* Task goal: Leave out the pictures and retype only the lines from the opening line to the line that holds "ax.bar(x + bw", both ends included.

* Data:
** START **

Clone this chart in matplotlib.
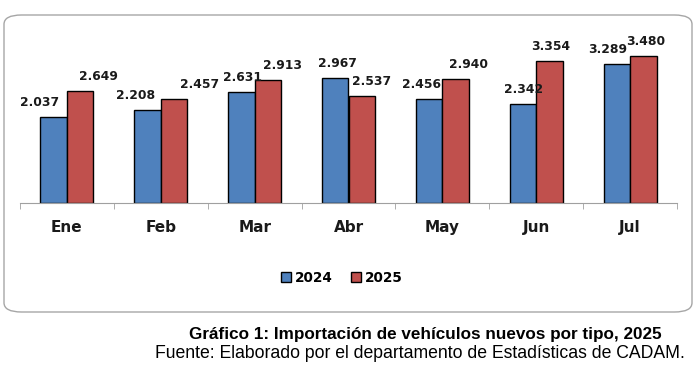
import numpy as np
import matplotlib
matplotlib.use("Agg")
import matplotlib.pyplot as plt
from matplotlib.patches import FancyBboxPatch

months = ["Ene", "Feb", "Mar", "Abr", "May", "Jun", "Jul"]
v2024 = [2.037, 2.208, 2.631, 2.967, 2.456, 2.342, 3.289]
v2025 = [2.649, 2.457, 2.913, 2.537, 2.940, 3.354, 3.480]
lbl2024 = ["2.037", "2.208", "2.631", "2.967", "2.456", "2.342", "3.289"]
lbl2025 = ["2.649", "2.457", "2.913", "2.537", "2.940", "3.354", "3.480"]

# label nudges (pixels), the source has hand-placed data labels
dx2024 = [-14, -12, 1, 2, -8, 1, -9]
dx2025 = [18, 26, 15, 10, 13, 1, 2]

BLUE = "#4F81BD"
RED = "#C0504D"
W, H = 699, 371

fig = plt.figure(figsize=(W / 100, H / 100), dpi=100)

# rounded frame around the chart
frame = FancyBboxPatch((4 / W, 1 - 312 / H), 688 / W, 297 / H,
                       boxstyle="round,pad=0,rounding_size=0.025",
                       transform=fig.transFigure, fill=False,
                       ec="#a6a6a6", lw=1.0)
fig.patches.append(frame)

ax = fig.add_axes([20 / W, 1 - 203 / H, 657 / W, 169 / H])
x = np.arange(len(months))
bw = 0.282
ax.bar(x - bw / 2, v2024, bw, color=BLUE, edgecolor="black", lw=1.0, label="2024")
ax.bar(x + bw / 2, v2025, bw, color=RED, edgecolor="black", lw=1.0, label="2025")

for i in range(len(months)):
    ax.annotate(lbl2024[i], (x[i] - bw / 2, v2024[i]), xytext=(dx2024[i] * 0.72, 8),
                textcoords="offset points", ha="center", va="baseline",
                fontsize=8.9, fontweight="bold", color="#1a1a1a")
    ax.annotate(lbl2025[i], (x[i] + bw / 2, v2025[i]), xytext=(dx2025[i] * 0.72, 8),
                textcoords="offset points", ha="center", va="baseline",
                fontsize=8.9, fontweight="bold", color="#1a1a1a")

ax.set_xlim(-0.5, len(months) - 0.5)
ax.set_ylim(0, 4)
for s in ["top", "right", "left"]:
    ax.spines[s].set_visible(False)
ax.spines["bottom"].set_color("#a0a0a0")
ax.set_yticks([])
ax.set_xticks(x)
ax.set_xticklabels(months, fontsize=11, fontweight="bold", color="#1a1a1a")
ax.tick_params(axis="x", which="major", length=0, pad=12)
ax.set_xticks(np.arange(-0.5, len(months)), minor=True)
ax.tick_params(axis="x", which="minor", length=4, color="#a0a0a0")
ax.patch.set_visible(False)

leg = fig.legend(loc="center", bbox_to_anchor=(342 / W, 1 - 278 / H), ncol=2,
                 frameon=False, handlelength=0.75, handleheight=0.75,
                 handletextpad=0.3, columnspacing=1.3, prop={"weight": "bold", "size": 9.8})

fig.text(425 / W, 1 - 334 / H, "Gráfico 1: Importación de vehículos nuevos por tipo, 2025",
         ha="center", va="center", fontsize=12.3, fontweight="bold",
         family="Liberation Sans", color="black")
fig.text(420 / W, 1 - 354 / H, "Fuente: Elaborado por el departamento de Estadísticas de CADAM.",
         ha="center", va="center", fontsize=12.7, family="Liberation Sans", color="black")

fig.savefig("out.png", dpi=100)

** END **

* Worked solution:
Clone this chart in matplotlib.
import numpy as np
import matplotlib
matplotlib.use("Agg")
import matplotlib.pyplot as plt
from matplotlib.patches import FancyBboxPatch

months = ["Ene", "Feb", "Mar", "Abr", "May", "Jun", "Jul"]
v2024 = [2.037, 2.208, 2.631, 2.967, 2.456, 2.342, 3.289]
v2025 = [2.649, 2.457, 2.913, 2.537, 2.940, 3.354, 3.480]
lbl2024 = ["2.037", "2.208", "2.631", "2.967", "2.456", "2.342", "3.289"]
lbl2025 = ["2.649", "2.457", "2.913", "2.537", "2.940", "3.354", "3.480"]

# label nudges (pixels), the source has hand-placed data labels
dx2024 = [-14, -12, 1, 2, -8, 1, -9]
dx2025 = [18, 26, 15, 10, 13, 1, 2]

BLUE = "#4F81BD"
RED = "#C0504D"
W, H = 699, 371

fig = plt.figure(figsize=(W / 100, H / 100), dpi=100)

# rounded frame around the chart
frame = FancyBboxPatch((4 / W, 1 - 312 / H), 688 / W, 297 / H,
                       boxstyle="round,pad=0,rounding_size=0.025",
                       transform=fig.transFigure, fill=False,
                       ec="#a6a6a6", lw=1.0)
fig.patches.append(frame)

ax = fig.add_axes([20 / W, 1 - 203 / H, 657 / W, 169 / H])
x = np.arange(len(months))
bw = 0.282
ax.bar(x - bw / 2, v2024, bw, color=BLUE, edgecolor="black", lw=1.0, label="2024")
ax.bar(x + bw / 2, v2025, bw, color=RED, edgecolor="black", lw=1.0, label="2025")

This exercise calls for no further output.